Can fasting reduce the risk of heart disease and diabetes?

By Neil Kingman

Fasting may confer long-term health benefits, according to researchers at the Intermountain Medical Centre's Heart Institute in Utah. They have carried out a new study which looks at the impact of regular fasting on the risks of developing diabetes and heart disease, taking advantage of the unique habits of Utah's substantial Mormon population (who routinely fast at least once a month). Their data suggests that fasting is leading to long-term health benefits for that group. Although fasting is part of the culture of various other religious groups, not many of them do it on such a regular basis.

According to researcher Dr Benjamin Horne, the fall in the number of people smoking has led to reduced rates of cardiac mortality in most US states, but the rate in Utah was considerably lower still.
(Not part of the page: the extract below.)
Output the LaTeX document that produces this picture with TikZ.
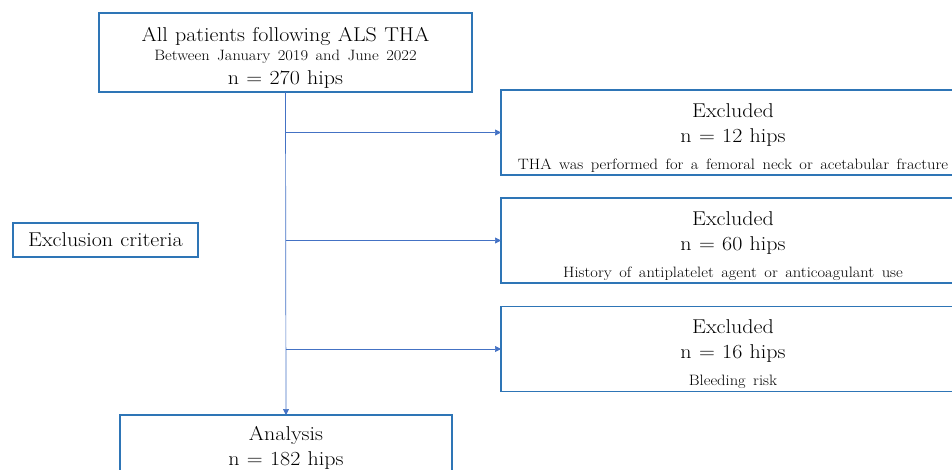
\documentclass[tikz,border=0pt]{standalone}
\usepackage{fontspec}
\setmainfont{Latin Modern Roman}[FakeStretch=1.1,WordSpace=1.1]
\newfontfamily\klfont{Latin Modern Roman}[FakeStretch=1.1,WordSpace=1.5]
\usetikzlibrary{arrows.meta}
\definecolor{rahmen}{HTML}{2E75B6}
\definecolor{linie}{HTML}{4472C4}
\tikzset{
	kasten/.style={draw=rahmen,line width=1.1pt,rectangle,inner sep=0pt,outer sep=0pt,align=center,font=\fontsize{20}{25}\selectfont},
	pfeil/.style={draw=linie,line width=0.7pt,-{Triangle[length=6pt,width=6pt]}}
}
\newcommand{\kl}[1]{{\klfont\fontsize{15}{19}\selectfont #1}}
\newcommand{\hoch}[1]{\rule{0pt}{#1pt}}
\begin{document}
\begin{tikzpicture}[x=1pt,y=-1pt]
	%\draw[step=50,gray!20] (0,0) grid (952,469); %Hilfsgitter
	\useasboundingbox (0,0) rectangle (952,469);
	\node[kasten,minimum width=373,minimum height=79] (Alle) at (285.5,52.5) {\hoch{24}All patients following ALS THA\\[-6pt]\kl{Between January 2019 and June 2022}\\[-1pt]n = 270 hips};
	\node[kasten,minimum width=332,minimum height=62,anchor=north] (Ana) at (286,415) {\hoch{17}Analysis\\n = 182 hips};
	\node[kasten,minimum width=185,minimum height=34] (Krit) at (105.5,240) {Exclusion criteria};
	
	\node[kasten,minimum width=464,minimum height=85,anchor=west] (Aus1) at (501,132.5) {\hoch{25}Excluded\\n = 12 hips\\[2pt]\kl{THA was performed for a femoral neck or acetabular fracture}};
	\node[kasten,minimum width=464,minimum height=85,anchor=west] (Aus2) at (501,240.5) {\hoch{25}Excluded\\n = 60 hips\\[2pt]\kl{History of antiplatelet agent or anticoagulant use}};
	\node[kasten,minimum width=464,minimum height=85,anchor=west] (Aus3) at (501,349) {\hoch{25}Excluded\\n = 16 hips\\[2pt]\kl{Bleeding risk}};
	
	\draw[pfeil] (Alle.south) -- (Ana.north);
	\draw[pfeil] (Alle.south |- Aus1.west) -- (Aus1.west); \draw[pfeil] (Alle.south |- Aus2.west) -- (Aus2.west); \draw[pfeil] (Alle.south |- Aus3.west) -- (Aus3.west);
\end{tikzpicture}
\end{document}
Obviously, Mormons are not the only religious group that fast, but the regularity with which they do so is very much atypical.

The hypothesis is pretty straightforward: The process of fasting makes the body use its fat reserves as an energy source. As fat is burnt, the number of fat cells in the body is reduced, which equates to lower levels of cholesterol and improved insulin sensitivity (i.e. a lower risk of diabetes).

In 2007, there was a primary study, which presented a link between fasting and a lowered chance of heart disease. Now, researchers claim to have established that the impact of fasting on body weight, blood sugar and triglyceride levels is a favourable one. As things stand, however, there is a lack of research corroborating these findings, and doctors are want to look at the issue more closely, with particular emphasis on the efficacy of fasting for people already suffering from heart disease or diabetes.

Despite the positive messages about fasting that have come out of this study, it's important to be aware of the fact that fasting comes with its own risks - it can actually be harmful in many situations. If you want to ensure your health in later life, there are plenty of other, better-researched things you can do. If you are considering fasting at all, it's crucial that you consult your doctor beforehand.